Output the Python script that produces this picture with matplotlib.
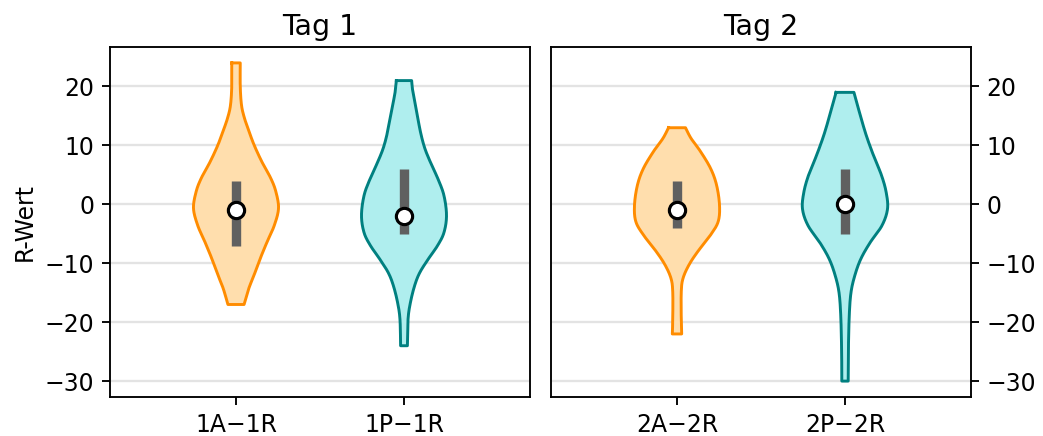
import matplotlib.pyplot as plt
import numpy as np

days = ["Tag 1", "Tag 2"]
groups = [["1A\u22121R", "1P\u22121R"], ["2A\u22122R", "2P\u22122R"]]

# box stats
medians = [[-1, -2], [-1, 0]]
q1 = [[-7, -5], [-4, -5]]
q3 = [[4, 6], [4, 6]]

# violin outlines: y value and relative half width (1 = widest point)
prof_1a_y = [24.0, 20.0, 16.8, 14.6, 12.3, 10.0, 7.2, 4.4, 2.1, -0.7, -3.6, -6.4, -9.2, -12.1, -14.3, -17.0]
prof_1a_w = [0.10, 0.10, 0.13, 0.20, 0.31, 0.43, 0.61, 0.82, 0.94, 1.00, 0.90, 0.73, 0.57, 0.42, 0.30, 0.19]
prof_1p_y = [21.0, 19.0, 15.6, 12.2, 9.5, 7.0, 4.3, 1.5, -1.9, -4.8, -7.0, -9.3, -11.6, -13.8, -16.7, -19.5, -24.0]
prof_1p_w = [0.18, 0.21, 0.30, 0.39, 0.49, 0.63, 0.80, 0.94, 1.00, 0.94, 0.79, 0.57, 0.37, 0.25, 0.15, 0.095, 0.08]
prof_2a_y = [13.0, 11.2, 9.0, 6.1, 3.3, -0.1, -2.9, -5.2, -8.0, -10.3, -12.6, -14.9, -19.4, -22.0]
prof_2a_w = [0.20, 0.33, 0.55, 0.79, 0.93, 1.00, 0.97, 0.79, 0.49, 0.28, 0.14, 0.10, 0.10, 0.11]
prof_2p_y = [19.0, 15.1, 11.7, 8.3, 4.9, 2.0, -0.8, -3.6, -6.5, -9.3, -12.1, -15.0, -18.9, -24.6, -30.0]
prof_2p_w = [0.21, 0.36, 0.50, 0.67, 0.86, 0.97, 1.00, 0.87, 0.59, 0.37, 0.23, 0.14, 0.10, 0.08, 0.075]

profiles = [[(prof_1a_y, prof_1a_w), (prof_1p_y, prof_1p_w)],
            [(prof_2a_y, prof_2a_w), (prof_2p_y, prof_2p_w)]]

edge_colors = ["darkorange", "teal"]
face_colors = ["navajowhite", "paleturquoise"]

plt.rcParams["font.size"] = 11.3
plt.rcParams["axes.linewidth"] = 0.9
plt.rcParams["xtick.major.size"] = 4
plt.rcParams["ytick.major.size"] = 4
plt.rcParams["xtick.major.width"] = 0.9
plt.rcParams["ytick.major.width"] = 0.9


def smooth(y, w, n=20):
    # Catmull-Rom curve through the read-off points
    pts = np.column_stack([y, w]).astype(float)
    pts = np.vstack([pts[0], pts, pts[-1]])
    out = []
    for i in range(1, len(pts) - 2):
        p0, p1, p2, p3 = pts[i - 1], pts[i], pts[i + 1], pts[i + 2]
        t = np.linspace(0, 1, n, endpoint=False)[:, None]
        seg = 0.5 * ((2 * p1) + (-p0 + p2) * t + (2 * p0 - 5 * p1 + 4 * p2 - p3) * t ** 2
                     + (-p0 + 3 * p1 - 3 * p2 + p3) * t ** 3)
        out.append(seg)
    out.append(pts[-2][None, :])
    out = np.vstack(out)
    return out[:, 0], out[:, 1]


fig = plt.figure(figsize=(1043 / 150, 436 / 150), dpi=150)
ax1 = fig.add_axes([110 / 1043, 1 - 397 / 436, 420 / 1043, 350 / 436])
ax2 = fig.add_axes([551 / 1043, 1 - 397 / 436, 420 / 1043, 350 / 436], sharey=ax1)

half = 0.253
for d, ax in enumerate([ax1, ax2]):
    for g in range(2):
        yy, ww = smooth(*profiles[d][g])
        ww = ww * half
        ax.fill_betweenx(yy, g - ww, g + ww, facecolor=face_colors[g],
                         edgecolor="none", zorder=2)
        xs = np.concatenate([g - ww, (g + ww)[::-1], [g - ww[0]]])
        ys = np.concatenate([yy, yy[::-1], [yy[0]]])
        ax.plot(xs, ys, color=edge_colors[g], lw=1.4, zorder=3)
        ax.plot([g, g], [q1[d][g], q3[d][g]], color="#606060", lw=4.5,
                solid_capstyle="butt", zorder=4)
        ax.plot(g, medians[d][g], "o", ms=7.8, mfc="white", mec="black",
                mew=1.5, zorder=5)
    ax.set_xticks([0, 1])
    ax.set_xticklabels(groups[d])
    ax.set_xlim(-0.75, 1.75)
    ax.set_title(days[d], fontsize=13.6)
    ax.yaxis.grid(True, color="#e3e3e3", lw=1.1)
    ax.set_axisbelow(True)

ax1.set_ylim(-32.7, 26.7)
ax1.set_yticks([-30, -20, -10, 0, 10, 20])
ax1.set_ylabel("R-Wert")
ax2.yaxis.tick_right()
ax2.tick_params(axis="y", left=False, labelleft=False, right=True, labelright=True)

fig.savefig("out.png", dpi=150)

────

_PROBLEM STATEMENT_. Leaving out the pictures, repeat the data above exactly.

_REPLY_.
Output the Python script that produces this picture with matplotlib.
import matplotlib.pyplot as plt
import numpy as np

days = ["Tag 1", "Tag 2"]
groups = [["1A\u22121R", "1P\u22121R"], ["2A\u22122R", "2P\u22122R"]]

# box stats
medians = [[-1, -2], [-1, 0]]
q1 = [[-7, -5], [-4, -5]]
q3 = [[4, 6], [4, 6]]

# violin outlines: y value and relative half width (1 = widest point)
prof_1a_y = [24.0, 20.0, 16.8, 14.6, 12.3, 10.0, 7.2, 4.4, 2.1, -0.7, -3.6, -6.4, -9.2, -12.1, -14.3, -17.0]
prof_1a_w = [0.10, 0.10, 0.13, 0.20, 0.31, 0.43, 0.61, 0.82, 0.94, 1.00, 0.90, 0.73, 0.57, 0.42, 0.30, 0.19]
prof_1p_y = [21.0, 19.0, 15.6, 12.2, 9.5, 7.0, 4.3, 1.5, -1.9, -4.8, -7.0, -9.3, -11.6, -13.8, -16.7, -19.5, -24.0]
prof_1p_w = [0.18, 0.21, 0.30, 0.39, 0.49, 0.63, 0.80, 0.94, 1.00, 0.94, 0.79, 0.57, 0.37, 0.25, 0.15, 0.095, 0.08]
prof_2a_y = [13.0, 11.2, 9.0, 6.1, 3.3, -0.1, -2.9, -5.2, -8.0, -10.3, -12.6, -14.9, -19.4, -22.0]
prof_2a_w = [0.20, 0.33, 0.55, 0.79, 0.93, 1.00, 0.97, 0.79, 0.49, 0.28, 0.14, 0.10, 0.10, 0.11]
prof_2p_y = [19.0, 15.1, 11.7, 8.3, 4.9, 2.0, -0.8, -3.6, -6.5, -9.3, -12.1, -15.0, -18.9, -24.6, -30.0]
prof_2p_w = [0.21, 0.36, 0.50, 0.67, 0.86, 0.97, 1.00, 0.87, 0.59, 0.37, 0.23, 0.14, 0.10, 0.08, 0.075]

profiles = [[(prof_1a_y, prof_1a_w), (prof_1p_y, prof_1p_w)],
            [(prof_2a_y, prof_2a_w), (prof_2p_y, prof_2p_w)]]

edge_colors = ["darkorange", "teal"]
face_colors = ["navajowhite", "paleturquoise"]

plt.rcParams["font.size"] = 11.3
plt.rcParams["axes.linewidth"] = 0.9
plt.rcParams["xtick.major.size"] = 4
plt.rcParams["ytick.major.size"] = 4
plt.rcParams["xtick.major.width"] = 0.9
plt.rcParams["ytick.major.width"] = 0.9


def smooth(y, w, n=20):
    # Catmull-Rom curve through the read-off points
    pts = np.column_stack([y, w]).astype(float)
    pts = np.vstack([pts[0], pts, pts[-1]])
    out = []
    for i in range(1, len(pts) - 2):
        p0, p1, p2, p3 = pts[i - 1], pts[i], pts[i + 1], pts[i + 2]
        t = np.linspace(0, 1, n, endpoint=False)[:, None]
        seg = 0.5 * ((2 * p1) + (-p0 + p2) * t + (2 * p0 - 5 * p1 + 4 * p2 - p3) * t ** 2
                     + (-p0 + 3 * p1 - 3 * p2 + p3) * t ** 3)
        out.append(seg)
    out.append(pts[-2][None, :])
    out = np.vstack(out)
    return out[:, 0], out[:, 1]


fig = plt.figure(figsize=(1043 / 150, 436 / 150), dpi=150)
ax1 = fig.add_axes([110 / 1043, 1 - 397 / 436, 420 / 1043, 350 / 436])
ax2 = fig.add_axes([551 / 1043, 1 - 397 / 436, 420 / 1043, 350 / 436], sharey=ax1)

half = 0.253
for d, ax in enumerate([ax1, ax2]):
    for g in range(2):
        yy, ww = smooth(*profiles[d][g])
        ww = ww * half
        ax.fill_betweenx(yy, g - ww, g + ww, facecolor=face_colors[g],
                         edgecolor="none", zorder=2)
        xs = np.concatenate([g - ww, (g + ww)[::-1], [g - ww[0]]])
        ys = np.concatenate([yy, yy[::-1], [yy[0]]])
        ax.plot(xs, ys, color=edge_colors[g], lw=1.4, zorder=3)
        ax.plot([g, g], [q1[d][g], q3[d][g]], color="#606060", lw=4.5,
                solid_capstyle="butt", zorder=4)
        ax.plot(g, medians[d][g], "o", ms=7.8, mfc="white", mec="black",
                mew=1.5, zorder=5)
    ax.set_xticks([0, 1])
    ax.set_xticklabels(groups[d])
    ax.set_xlim(-0.75, 1.75)
    ax.set_title(days[d], fontsize=13.6)
    ax.yaxis.grid(True, color="#e3e3e3", lw=1.1)
    ax.set_axisbelow(True)

ax1.set_ylim(-32.7, 26.7)
ax1.set_yticks([-30, -20, -10, 0, 10, 20])
ax1.set_ylabel("R-Wert")
ax2.yaxis.tick_right()
ax2.tick_params(axis="y", left=False, labelleft=False, right=True, labelright=True)

fig.savefig("out.png", dpi=150)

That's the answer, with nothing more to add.